Kathleen “Kat” Peters
WASH Certificate Program Coordinator
Research Administrative Assistant, CGSW
Kat Peters has more than 25 years of experience working in the public, private and academic sectors. She has been working in public health since 2000 and at the Rollins School of Public Health since 2007. She currently supports the faculty and research staff of the Center for Global Safe Water, Sanitation and Hygiene (WASH) as the Research Administrative Assistant. She is also the WASH Certificate Program Coordinator. Please contact her at kpeter5@emory.edu if you are a currently matriculating or future RSPH student and would like information about the WASH Certificate Program or would like more information about the CGSW.
CGSW research staff are highlighted on the research program websites of their particular faculty mentors and supervisors.

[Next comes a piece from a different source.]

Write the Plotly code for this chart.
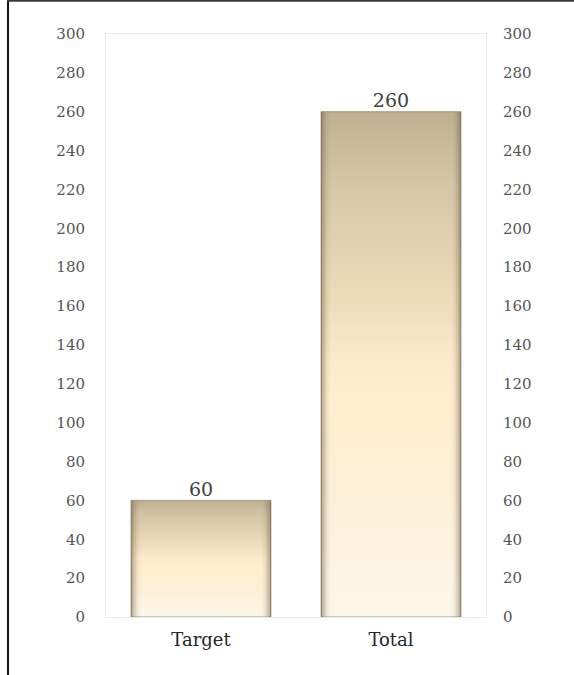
import plotly.graph_objects as go

# Chart data
categories = ["Target", "Total"]
values = [60, 260]
tick_values = list(range(0, 301, 20))

BAR_HALF = 0.368          # half bar width, in category units
SERIF = "DejaVu Serif"

# vertical cream-to-tan fill, bottom (0) to top (1)
body_scale = [
    [0.0, "#fdf6e8"],
    [0.25, "#fdf0d8"],
    [0.45, "#feedcd"],
    [0.51, "#fbeaca"],
    [0.63, "#ecdcb8"],
    [0.85, "#d6c7a7"],
    [1.0, "#bfb092"],
]
# bevelled sides: darker at the left/right edges, clear in the middle
edge_scale = [
    [0.0, "rgba(110,96,72,0.65)"],
    [0.015, "rgba(120,106,82,0.40)"],
    [0.045, "rgba(130,116,92,0.10)"],
    [0.07, "rgba(130,116,92,0.0)"],
    [0.93, "rgba(130,116,92,0.0)"],
    [0.955, "rgba(130,116,92,0.10)"],
    [0.985, "rgba(120,106,82,0.40)"],
    [1.0, "rgba(110,96,72,0.65)"],
]

fig = go.Figure()

for i, (cat, v) in enumerate(zip(categories, values)):
    xs = [i - BAR_HALF, i + BAR_HALF, i + BAR_HALF, i - BAR_HALF, i - BAR_HALF]
    ys = [0, 0, v, v, 0]
    fig.add_trace(go.Scatter(
        x=xs, y=ys, mode="lines", fill="toself",
        line=dict(color="rgba(160,146,118,0.9)", width=1),
        fillgradient=dict(type="vertical", colorscale=body_scale),
        hoverinfo="skip", showlegend=False,
    ))
    fig.add_trace(go.Scatter(
        x=xs, y=ys, mode="lines", fill="toself",
        line=dict(color="rgba(0,0,0,0)", width=0),
        fillgradient=dict(type="horizontal", colorscale=edge_scale),
        hoverinfo="skip", showlegend=False,
    ))

# value labels above the bars (on the right-hand axis, which mirrors the left)
fig.add_trace(go.Scatter(
    x=list(range(len(categories))), y=values,
    mode="text", text=[str(v) for v in values],
    textposition="top center",
    textfont=dict(family=SERIF, size=19, color="#3f3f3f"),
    yaxis="y2", hoverinfo="skip", showlegend=False,
))

tick_font = dict(family=SERIF, size=15, color="#555555")

fig.update_layout(
    width=574, height=675,
    margin=dict(l=106, r=88, t=34, b=58),
    paper_bgcolor="white", plot_bgcolor="white",
    xaxis=dict(
        range=[-0.5, len(categories) - 0.5],
        tickvals=list(range(len(categories))), ticktext=categories,
        tickfont=dict(family=SERIF, size=18, color="#262626"),
        showgrid=False, zeroline=False, ticks="",
        showline=True, mirror=True, linecolor="#ebebeb", linewidth=1,
        ticklabelstandoff=6, fixedrange=True,
    ),
    yaxis=dict(
        range=[0, 300], tickvals=tick_values, tickfont=tick_font,
        showgrid=False, zeroline=False, ticks="",
        showline=True, mirror=True, linecolor="#ebebeb", linewidth=1,
        ticklabelstandoff=17, fixedrange=True,
    ),
    yaxis2=dict(
        range=[0, 300], tickvals=tick_values, tickfont=tick_font,
        overlaying="y", side="right", matches="y",
        showgrid=False, zeroline=False, ticks="", showline=False,
        ticklabelstandoff=16, fixedrange=True,
    ),
    shapes=[
        # outer frame: left and top edges
        dict(type="line", xref="paper", yref="paper",
             x0=(8 - 106) / 380, x1=(8 - 106) / 380,
             y0=(617 - 0) / 583, y1=(617 - 676) / 583,
             line=dict(color="#111111", width=2)),
        dict(type="line", xref="paper", yref="paper",
             x0=(7 - 106) / 380, x1=(575 - 106) / 380,
             y0=(617 - 0.8) / 583, y1=(617 - 0.8) / 583,
             line=dict(color="#3a3a3a", width=2)),
    ],
)

fig.write_html("out.html")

CGSW Fellows include the doctoral and post-doctoral trainees working with CGSW Faculty. Their biographies and research interests are listed below. There are also many undergraduate and masters students working on research projects with CGSW Faculty. For more information about CGSW students, please click here.
Sabrina Haque, MPH is a pursuing a PhD in Environmental Health Sciences. She is interested in impact evaluation, policy, and implementation science of poverty reduction and development programs in low- and middle-income countries. She currently works on applying implementation science theory and methods to water, sanitation, and hygiene research and leads an evaluation on the delivery of household water filters in rural Rwanda.
Frederica (Freddy) Lamar, PhD, MSPH passed her dissertation defense and was awarded a PhD in Environmental Health Sciences. She is interested in the intersection of WASH and behavior change interventions in low and middle income countries. She is working on formative research in Mozambique exploring childhood exposure to chicken feces and opportunities for interventions. Dissertation title: ChickFlows in Maputo, Mozambique: High-risk Behaviors, Management Practices, and Pathways for Childhood Exposure to Enteropathogens from Chickens.
Freddy will be transitioning to the FIRST program at Emory as part of her postdoctoral training.
Sydney Hubbard was awarded her Ph.D in Environmental Health Sciences. She is interested in water and sanitation in urban and peri-urban settings in resource-limited countries. She holds a BS in Biology from the University of Dayton and a MPH in Epidemiology from Emory. She is currently working with Dr. Karen Levy on a study that examines the impact of household drinking water quality on the gut microbiome of infants in Peru.
Julia Sobolik, MS, MPH was awarded her PhD in Environmental Health Sciences with interests in food safety, enteric diseases, and environmental microbiology in both domestic and international settings. She is particularly interested in norovirus exposure pathways in the agricultural farm environment and interventions that reduce infection risk for fresh produce consumers. She will continue her work as a post doctoral fellow at London School of Hygiene and Tropical Medicine.
Hemali Oza, MS is pursuing a PhD in Environmental Health Sciences. She is interested in how to quantify climate resilience and how resilience intersects with WaSH, nutrition, and agriculture. She is currently working with Revitalizing Informal Settlements and their Environments (RISE) to measure resilience in the context of urban Indonesia and Fiji. Hemali is also working with CARE to identify ways to assess outcome resilience and sustainability of the ongoing Resilience Food Security Activity (RFSA), Titukulane, in Malawi.
Courtney Victor, MPH is pursuing a PhD in Environmental Health Sciences. She is interested in improving environmental exposure assessment in WaSH research using multiple methodological approaches (i.e., laboratory analysis and infectious disease modeling).